The best you can do is spawning a 2 in the 16th spot, when everything else is lined up ready to be merged. This means your tiles are:

2 > 3 [makes 5] > 8 [makes 13] > 21... etc. The pattern here is fairly simple, we get to skip every other number, which means our tiles are f3, f4, f6, f8... ...f32. These all combine to create f33 = 3524578.

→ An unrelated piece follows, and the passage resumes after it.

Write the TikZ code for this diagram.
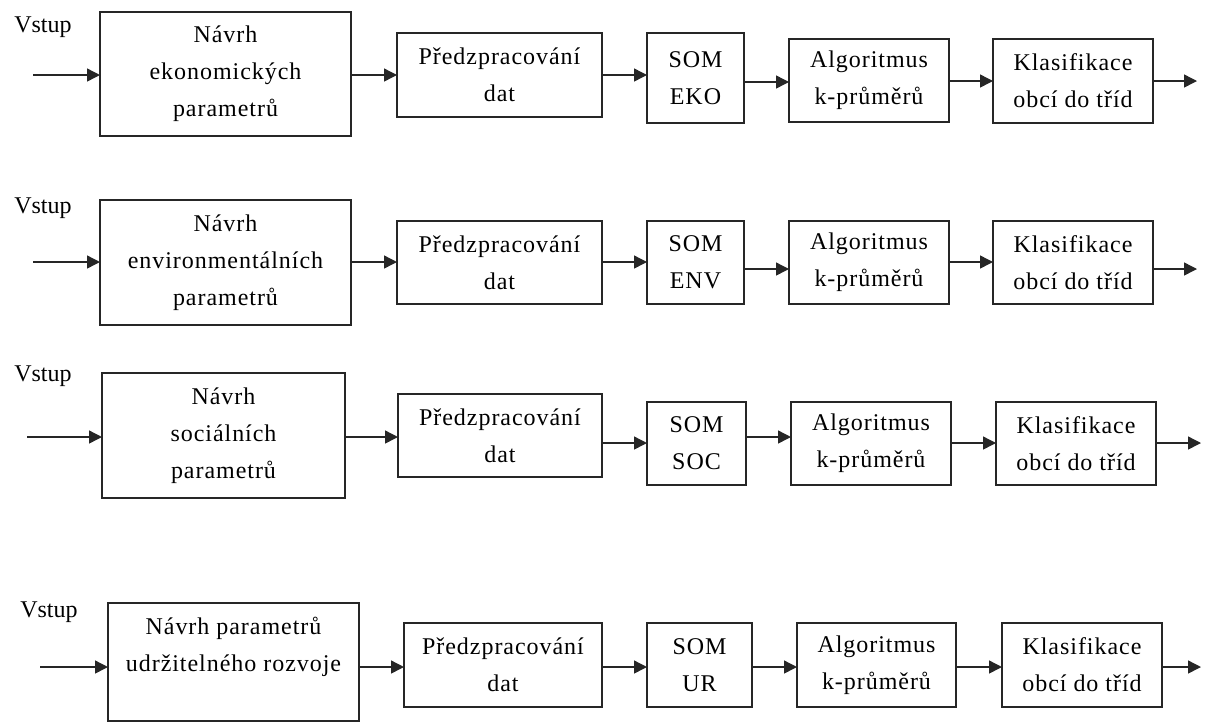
\documentclass[tikz,border=0pt]{standalone}
\usepackage{fontspec}
\setmainfont{Liberation Serif}
\newfontfamily\boxfont[LetterSpace=4]{Liberation Serif}
\usetikzlibrary{arrows.meta}
\definecolor{edge}{HTML}{262626}
\tikzset{
  box/.style={draw=edge, line width=1.4pt, inner sep=0pt, outer sep=0pt, align=center,
    font=\boxfont\fontsize{24}{37}\selectfont},
  arr/.style={draw=edge, line width=1.4pt, -{Triangle[length=13pt,width=13pt]}},
  lbl/.style={font=\fontsize{24}{28}\selectfont, inner sep=0pt}
}
\begin{document}
\begin{tikzpicture}[x=1pt,y=-1pt]
\useasboundingbox (0,0) rectangle (1206,724);
% ---------- Row 1 ----------
\node[lbl] (r1v) at (43,27) {Vstup};
\coordinate (r1in) at (33,75);
\coordinate (r1out) at (1197,81);
\node[box, minimum width=251pt, minimum height=124pt] (r1b1) at (225.5,74) {Návrh\\ekonomických\\parametrů};
\node[box, minimum width=205pt, minimum height=84pt] (r1b2) at (499.5,75) {Předzpracování\\dat};
\node[box, minimum width=97pt, minimum height=90pt] (r1b3) at (695.5,78) {SOM\\EKO};
\node[box, minimum width=160pt, minimum height=83pt] (r1b4) at (869,80.5) {Algoritmus\\k-průměrů};
\node[box, minimum width=160pt, minimum height=84pt] (r1b5) at (1073,81) {Klasifikace\\obcí do tříd};
\draw[arr] (r1in) -- (r1b1.west |- 0,75);
\draw[arr] (r1b1.east |- 0,75) -- (r1b2.west |- 0,75);
\draw[arr] (r1b2.east |- 0,75) -- (r1b3.west |- 0,75);
\draw[arr] (r1b3.east |- 0,82) -- (r1b4.west |- 0,82);
\draw[arr] (r1b4.east |- 0,81) -- (r1b5.west |- 0,81);
\draw[arr] (r1b5.east |- 0,81) -- (r1out);
% ---------- Row 2 ----------
\node[lbl] (r2v) at (43,208) {Vstup};
\coordinate (r2in) at (33,262);
\coordinate (r2out) at (1197,269);
\node[box, minimum width=251pt, minimum height=125pt] (r2b1) at (225.5,262.5) {Návrh\\environmentálních\\parametrů};
\node[box, minimum width=205pt, minimum height=83pt] (r2b2) at (499.5,262.5) {Předzpracování\\dat};
\node[box, minimum width=97pt, minimum height=83pt] (r2b3) at (695.5,262.5) {SOM\\ENV};
\node[box, minimum width=160pt, minimum height=83pt] (r2b4) at (869,262.5) {Algoritmus\\k-průměrů};
\node[box, minimum width=160pt, minimum height=83pt] (r2b5) at (1073,262.5) {Klasifikace\\obcí do tříd};
\draw[arr] (r2in) -- (r2b1.west |- 0,262);
\draw[arr] (r2b1.east |- 0,262) -- (r2b2.west |- 0,262);
\draw[arr] (r2b2.east |- 0,262) -- (r2b3.west |- 0,262);
\draw[arr] (r2b3.east |- 0,269) -- (r2b4.west |- 0,269);
\draw[arr] (r2b4.east |- 0,262) -- (r2b5.west |- 0,262);
\draw[arr] (r2b5.east |- 0,269) -- (r2out);
% ---------- Row 3 ----------
\node[lbl] (r3v) at (43,376) {Vstup};
\coordinate (r3in) at (27,437);
\coordinate (r3out) at (1201,443);
\node[box, minimum width=243pt, minimum height=125pt] (r3b1) at (223.5,435.5) {Návrh\\sociálních\\parametrů};
\node[box, minimum width=204pt, minimum height=83pt] (r3b2) at (500,435.5) {Předzpracování\\dat};
\node[box, minimum width=99pt, minimum height=83pt] (r3b3) at (696.5,443.5) {SOM\\SOC};
\node[box, minimum width=160pt, minimum height=83pt] (r3b4) at (871,443.5) {Algoritmus\\k-průměrů};
\node[box, minimum width=160pt, minimum height=83pt] (r3b5) at (1076,443.5) {Klasifikace\\obcí do tříd};
\draw[arr] (r3in) -- (r3b1.west |- 0,437);
\draw[arr] (r3b1.east |- 0,437) -- (r3b2.west |- 0,437);
\draw[arr] (r3b2.east |- 0,443) -- (r3b3.west |- 0,443);
\draw[arr] (r3b3.east |- 0,437) -- (r3b4.west |- 0,437);
\draw[arr] (r3b4.east |- 0,443) -- (r3b5.west |- 0,443);
\draw[arr] (r3b5.east |- 0,443) -- (r3out);
% ---------- Row 4 ----------
\node[lbl] (r4v) at (49,612) {Vstup};
\coordinate (r4in) at (40,667);
\coordinate (r4out) at (1201,667);
\node[box, minimum width=251pt, minimum height=118pt] (r4b1) at (233.5,662) {Návrh parametrů\\udržitelného rozvoje\\[-12pt]\strut};
\node[box, minimum width=198pt, minimum height=84pt] (r4b2) at (503,665) {Předzpracování\\dat};
\node[box, minimum width=105pt, minimum height=84pt] (r4b3) at (699.5,665) {SOM\\UR};
\node[box, minimum width=159pt, minimum height=84pt] (r4b4) at (876.5,665) {Algoritmus\\k-průměrů};
\node[box, minimum width=160pt, minimum height=84pt] (r4b5) at (1082,665) {Klasifikace\\obcí do tříd};
\draw[arr] (r4in) -- (r4b1.west |- 0,667);
\draw[arr] (r4b1.east |- 0,667) -- (r4b2.west |- 0,667);
\draw[arr] (r4b2.east |- 0,667) -- (r4b3.west |- 0,667);
\draw[arr] (r4b3.east |- 0,667) -- (r4b4.west |- 0,667);
\draw[arr] (r4b4.east |- 0,667) -- (r4b5.west |- 0,667);
\draw[arr] (r4b5.east |- 0,667) -- (r4out);
\end{tikzpicture}
\end{document}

Proof that this situation is possible: if your tiles always spawn adjacent to the smallest previous tile, then we can unwrap the board into a single 16-long string of ordered tiles / empty spaces. Creating an f32 tile is identical to creating an f33 tile, except everything is one less in the series. This means that we have f31... ... f5, f3 = 2, f2 = 1, [blank]. Spawning a 1 in the blank spot clearly lets us combine all the way up, so we can create our f32. Creating an f30 uses identical tiles, except it doesn't need the initial f31 tile, so we can leave that slot filled by our recently created f32 and apply the same logic. This cascades all the way down to creating our f4, which is: ...f6, f3 = 2, [blank] - in which case, a spawned 1 will allow us to create our f4 = 3 without trouble. Thus there exists a sequence of tiles that will allow us to create every tile in f3, f4, f6... ...f32, which means that their combination (f33) is possible.